Records contained in a dataset
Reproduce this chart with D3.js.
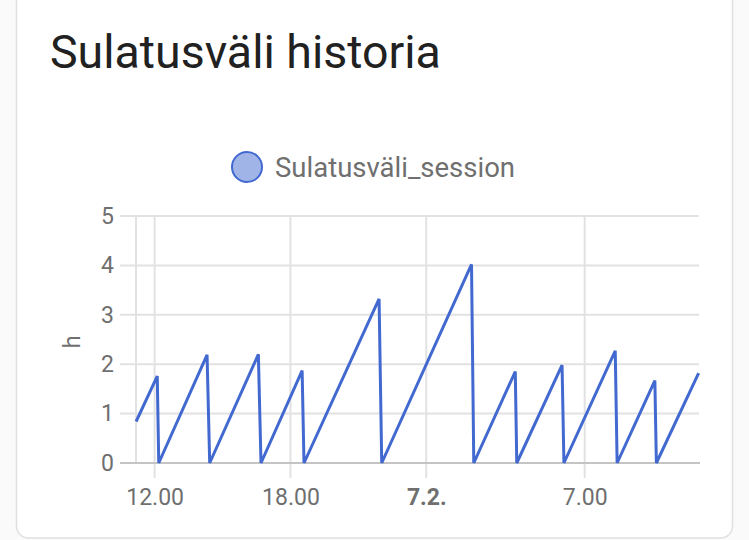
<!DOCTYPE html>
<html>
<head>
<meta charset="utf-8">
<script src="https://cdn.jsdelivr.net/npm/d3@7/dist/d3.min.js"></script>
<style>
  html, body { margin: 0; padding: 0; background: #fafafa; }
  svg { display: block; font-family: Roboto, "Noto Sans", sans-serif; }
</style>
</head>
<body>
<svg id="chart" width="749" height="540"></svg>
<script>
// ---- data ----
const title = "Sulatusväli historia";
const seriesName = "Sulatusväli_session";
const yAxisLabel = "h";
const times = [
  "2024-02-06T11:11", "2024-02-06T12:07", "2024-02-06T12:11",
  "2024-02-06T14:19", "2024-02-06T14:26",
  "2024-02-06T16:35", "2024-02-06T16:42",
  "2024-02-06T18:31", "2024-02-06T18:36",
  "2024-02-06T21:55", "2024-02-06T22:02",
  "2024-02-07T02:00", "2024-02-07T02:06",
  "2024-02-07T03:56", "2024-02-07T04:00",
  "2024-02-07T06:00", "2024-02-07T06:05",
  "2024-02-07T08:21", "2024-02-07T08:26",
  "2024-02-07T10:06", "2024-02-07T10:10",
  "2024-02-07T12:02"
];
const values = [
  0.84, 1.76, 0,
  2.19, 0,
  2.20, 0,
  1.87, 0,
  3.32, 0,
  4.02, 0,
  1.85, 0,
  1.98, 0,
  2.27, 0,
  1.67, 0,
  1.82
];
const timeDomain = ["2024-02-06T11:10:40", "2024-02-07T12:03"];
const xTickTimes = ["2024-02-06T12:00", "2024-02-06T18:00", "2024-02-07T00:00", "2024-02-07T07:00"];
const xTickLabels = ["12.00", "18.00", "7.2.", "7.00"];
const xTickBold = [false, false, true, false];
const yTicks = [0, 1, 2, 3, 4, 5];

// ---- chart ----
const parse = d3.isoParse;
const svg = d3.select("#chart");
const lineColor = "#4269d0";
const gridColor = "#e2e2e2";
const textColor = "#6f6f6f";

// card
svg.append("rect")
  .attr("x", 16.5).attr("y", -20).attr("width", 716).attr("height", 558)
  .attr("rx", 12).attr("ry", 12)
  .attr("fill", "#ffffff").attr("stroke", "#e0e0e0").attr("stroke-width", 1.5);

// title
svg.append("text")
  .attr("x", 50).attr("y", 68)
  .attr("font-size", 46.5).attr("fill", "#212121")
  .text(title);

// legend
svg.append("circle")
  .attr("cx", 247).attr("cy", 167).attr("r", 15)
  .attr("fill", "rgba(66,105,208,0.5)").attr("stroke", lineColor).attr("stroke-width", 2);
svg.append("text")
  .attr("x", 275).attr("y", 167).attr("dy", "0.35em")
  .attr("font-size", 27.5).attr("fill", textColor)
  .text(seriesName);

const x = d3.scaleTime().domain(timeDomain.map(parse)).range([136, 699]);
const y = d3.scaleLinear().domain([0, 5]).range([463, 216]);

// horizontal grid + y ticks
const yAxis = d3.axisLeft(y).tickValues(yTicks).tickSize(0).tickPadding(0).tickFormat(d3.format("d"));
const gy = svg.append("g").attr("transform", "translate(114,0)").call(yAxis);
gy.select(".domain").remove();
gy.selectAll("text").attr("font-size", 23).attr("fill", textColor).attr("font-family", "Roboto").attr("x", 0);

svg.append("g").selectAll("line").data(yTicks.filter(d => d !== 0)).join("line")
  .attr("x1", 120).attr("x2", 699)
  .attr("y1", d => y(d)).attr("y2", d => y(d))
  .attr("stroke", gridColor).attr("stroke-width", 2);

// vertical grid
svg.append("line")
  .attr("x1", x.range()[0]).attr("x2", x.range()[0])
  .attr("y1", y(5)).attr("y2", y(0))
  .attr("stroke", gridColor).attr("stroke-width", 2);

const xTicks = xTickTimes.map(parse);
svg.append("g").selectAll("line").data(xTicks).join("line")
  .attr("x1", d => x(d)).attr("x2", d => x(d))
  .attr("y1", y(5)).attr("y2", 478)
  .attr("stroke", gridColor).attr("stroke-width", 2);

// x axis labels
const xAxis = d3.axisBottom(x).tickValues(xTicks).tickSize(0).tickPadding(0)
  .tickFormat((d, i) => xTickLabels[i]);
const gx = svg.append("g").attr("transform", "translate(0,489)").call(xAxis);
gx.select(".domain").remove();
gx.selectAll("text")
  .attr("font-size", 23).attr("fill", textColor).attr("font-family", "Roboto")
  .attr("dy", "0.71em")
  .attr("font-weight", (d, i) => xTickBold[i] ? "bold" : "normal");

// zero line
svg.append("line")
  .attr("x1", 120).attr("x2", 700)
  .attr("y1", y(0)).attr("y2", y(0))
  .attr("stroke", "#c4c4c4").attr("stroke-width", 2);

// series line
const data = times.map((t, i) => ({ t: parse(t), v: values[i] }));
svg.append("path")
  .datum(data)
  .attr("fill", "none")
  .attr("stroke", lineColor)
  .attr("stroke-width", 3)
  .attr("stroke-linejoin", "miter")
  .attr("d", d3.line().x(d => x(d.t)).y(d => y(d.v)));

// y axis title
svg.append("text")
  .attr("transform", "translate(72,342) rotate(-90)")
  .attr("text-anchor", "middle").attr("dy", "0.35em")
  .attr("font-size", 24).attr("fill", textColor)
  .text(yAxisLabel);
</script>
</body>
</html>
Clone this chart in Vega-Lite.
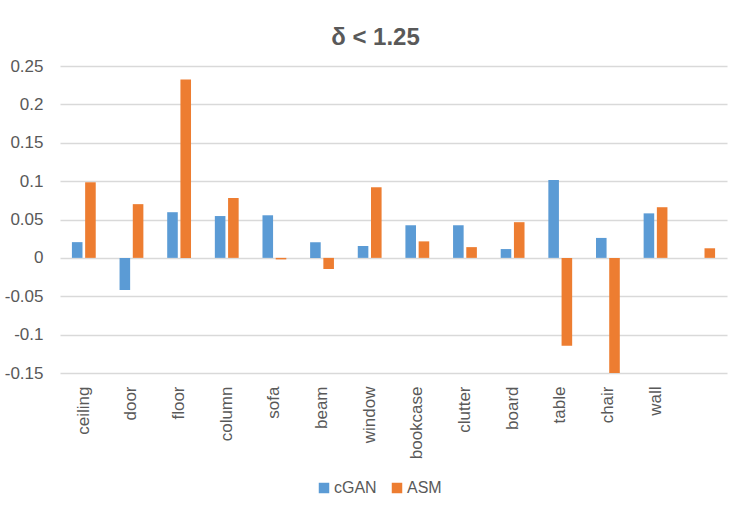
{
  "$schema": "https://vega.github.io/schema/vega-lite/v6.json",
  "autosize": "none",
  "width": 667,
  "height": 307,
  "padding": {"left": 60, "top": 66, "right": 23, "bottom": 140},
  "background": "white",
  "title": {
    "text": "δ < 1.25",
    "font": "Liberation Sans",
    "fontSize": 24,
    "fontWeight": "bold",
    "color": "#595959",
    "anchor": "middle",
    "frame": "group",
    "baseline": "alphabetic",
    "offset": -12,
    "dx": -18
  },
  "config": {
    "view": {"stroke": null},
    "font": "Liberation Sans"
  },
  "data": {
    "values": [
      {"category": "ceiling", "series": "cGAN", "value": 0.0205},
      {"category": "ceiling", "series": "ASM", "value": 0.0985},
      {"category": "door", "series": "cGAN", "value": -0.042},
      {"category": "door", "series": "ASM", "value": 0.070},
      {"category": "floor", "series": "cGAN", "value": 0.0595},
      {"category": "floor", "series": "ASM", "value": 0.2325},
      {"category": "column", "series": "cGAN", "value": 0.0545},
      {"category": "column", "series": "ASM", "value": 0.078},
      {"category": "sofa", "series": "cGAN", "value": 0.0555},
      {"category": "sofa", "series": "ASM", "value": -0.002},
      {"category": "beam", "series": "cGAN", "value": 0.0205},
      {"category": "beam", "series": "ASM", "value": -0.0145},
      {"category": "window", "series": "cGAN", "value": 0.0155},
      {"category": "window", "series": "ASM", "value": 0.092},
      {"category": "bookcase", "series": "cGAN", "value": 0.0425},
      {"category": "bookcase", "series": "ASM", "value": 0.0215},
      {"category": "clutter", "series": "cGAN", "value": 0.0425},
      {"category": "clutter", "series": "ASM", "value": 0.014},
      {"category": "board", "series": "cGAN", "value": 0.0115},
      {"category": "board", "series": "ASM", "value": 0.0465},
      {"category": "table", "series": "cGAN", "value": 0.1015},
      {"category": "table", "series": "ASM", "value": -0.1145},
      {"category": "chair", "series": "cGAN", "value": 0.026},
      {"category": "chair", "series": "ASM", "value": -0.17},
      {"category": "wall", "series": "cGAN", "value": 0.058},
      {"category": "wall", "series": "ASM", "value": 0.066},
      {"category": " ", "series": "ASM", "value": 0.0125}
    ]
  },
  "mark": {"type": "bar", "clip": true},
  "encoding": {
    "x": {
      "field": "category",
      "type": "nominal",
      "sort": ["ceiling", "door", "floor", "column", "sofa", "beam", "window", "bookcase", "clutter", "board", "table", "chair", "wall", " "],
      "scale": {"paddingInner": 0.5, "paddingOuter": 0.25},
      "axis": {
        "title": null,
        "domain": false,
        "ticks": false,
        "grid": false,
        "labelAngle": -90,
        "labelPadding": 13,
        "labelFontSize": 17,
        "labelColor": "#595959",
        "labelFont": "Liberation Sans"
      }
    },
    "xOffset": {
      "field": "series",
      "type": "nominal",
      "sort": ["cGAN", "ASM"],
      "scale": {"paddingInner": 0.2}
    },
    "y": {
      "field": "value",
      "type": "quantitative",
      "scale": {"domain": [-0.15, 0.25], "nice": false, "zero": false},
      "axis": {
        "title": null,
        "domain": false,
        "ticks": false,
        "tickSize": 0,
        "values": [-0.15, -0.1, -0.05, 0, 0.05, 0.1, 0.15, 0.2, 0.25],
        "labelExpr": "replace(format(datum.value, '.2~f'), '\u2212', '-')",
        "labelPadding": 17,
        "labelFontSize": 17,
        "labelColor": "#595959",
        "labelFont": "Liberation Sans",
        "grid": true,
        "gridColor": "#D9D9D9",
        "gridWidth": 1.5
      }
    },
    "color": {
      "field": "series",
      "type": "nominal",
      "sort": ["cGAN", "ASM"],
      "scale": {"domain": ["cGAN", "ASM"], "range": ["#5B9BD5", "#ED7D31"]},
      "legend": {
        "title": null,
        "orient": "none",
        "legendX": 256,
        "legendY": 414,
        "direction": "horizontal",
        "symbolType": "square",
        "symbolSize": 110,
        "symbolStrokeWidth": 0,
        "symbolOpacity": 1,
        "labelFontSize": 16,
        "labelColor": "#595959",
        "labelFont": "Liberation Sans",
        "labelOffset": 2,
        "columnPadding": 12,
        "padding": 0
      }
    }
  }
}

Stated task. Please restate the material above line by line, exactly, beginning at its first line and ending with the line that contains "const yTicks = [0, 1, 2, 3, 4, 5];", without any pictures.

Task output.
Reproduce this chart with D3.js.
<!DOCTYPE html>
<html>
<head>
<meta charset="utf-8">
<script src="https://cdn.jsdelivr.net/npm/d3@7/dist/d3.min.js"></script>
<style>
  html, body { margin: 0; padding: 0; background: #fafafa; }
  svg { display: block; font-family: Roboto, "Noto Sans", sans-serif; }
</style>
</head>
<body>
<svg id="chart" width="749" height="540"></svg>
<script>
// ---- data ----
const title = "Sulatusväli historia";
const seriesName = "Sulatusväli_session";
const yAxisLabel = "h";
const times = [
  "2024-02-06T11:11", "2024-02-06T12:07", "2024-02-06T12:11",
  "2024-02-06T14:19", "2024-02-06T14:26",
  "2024-02-06T16:35", "2024-02-06T16:42",
  "2024-02-06T18:31", "2024-02-06T18:36",
  "2024-02-06T21:55", "2024-02-06T22:02",
  "2024-02-07T02:00", "2024-02-07T02:06",
  "2024-02-07T03:56", "2024-02-07T04:00",
  "2024-02-07T06:00", "2024-02-07T06:05",
  "2024-02-07T08:21", "2024-02-07T08:26",
  "2024-02-07T10:06", "2024-02-07T10:10",
  "2024-02-07T12:02"
];
const values = [
  0.84, 1.76, 0,
  2.19, 0,
  2.20, 0,
  1.87, 0,
  3.32, 0,
  4.02, 0,
  1.85, 0,
  1.98, 0,
  2.27, 0,
  1.67, 0,
  1.82
];
const timeDomain = ["2024-02-06T11:10:40", "2024-02-07T12:03"];
const xTickTimes = ["2024-02-06T12:00", "2024-02-06T18:00", "2024-02-07T00:00", "2024-02-07T07:00"];
const xTickLabels = ["12.00", "18.00", "7.2.", "7.00"];
const xTickBold = [false, false, true, false];
const yTicks = [0, 1, 2, 3, 4, 5];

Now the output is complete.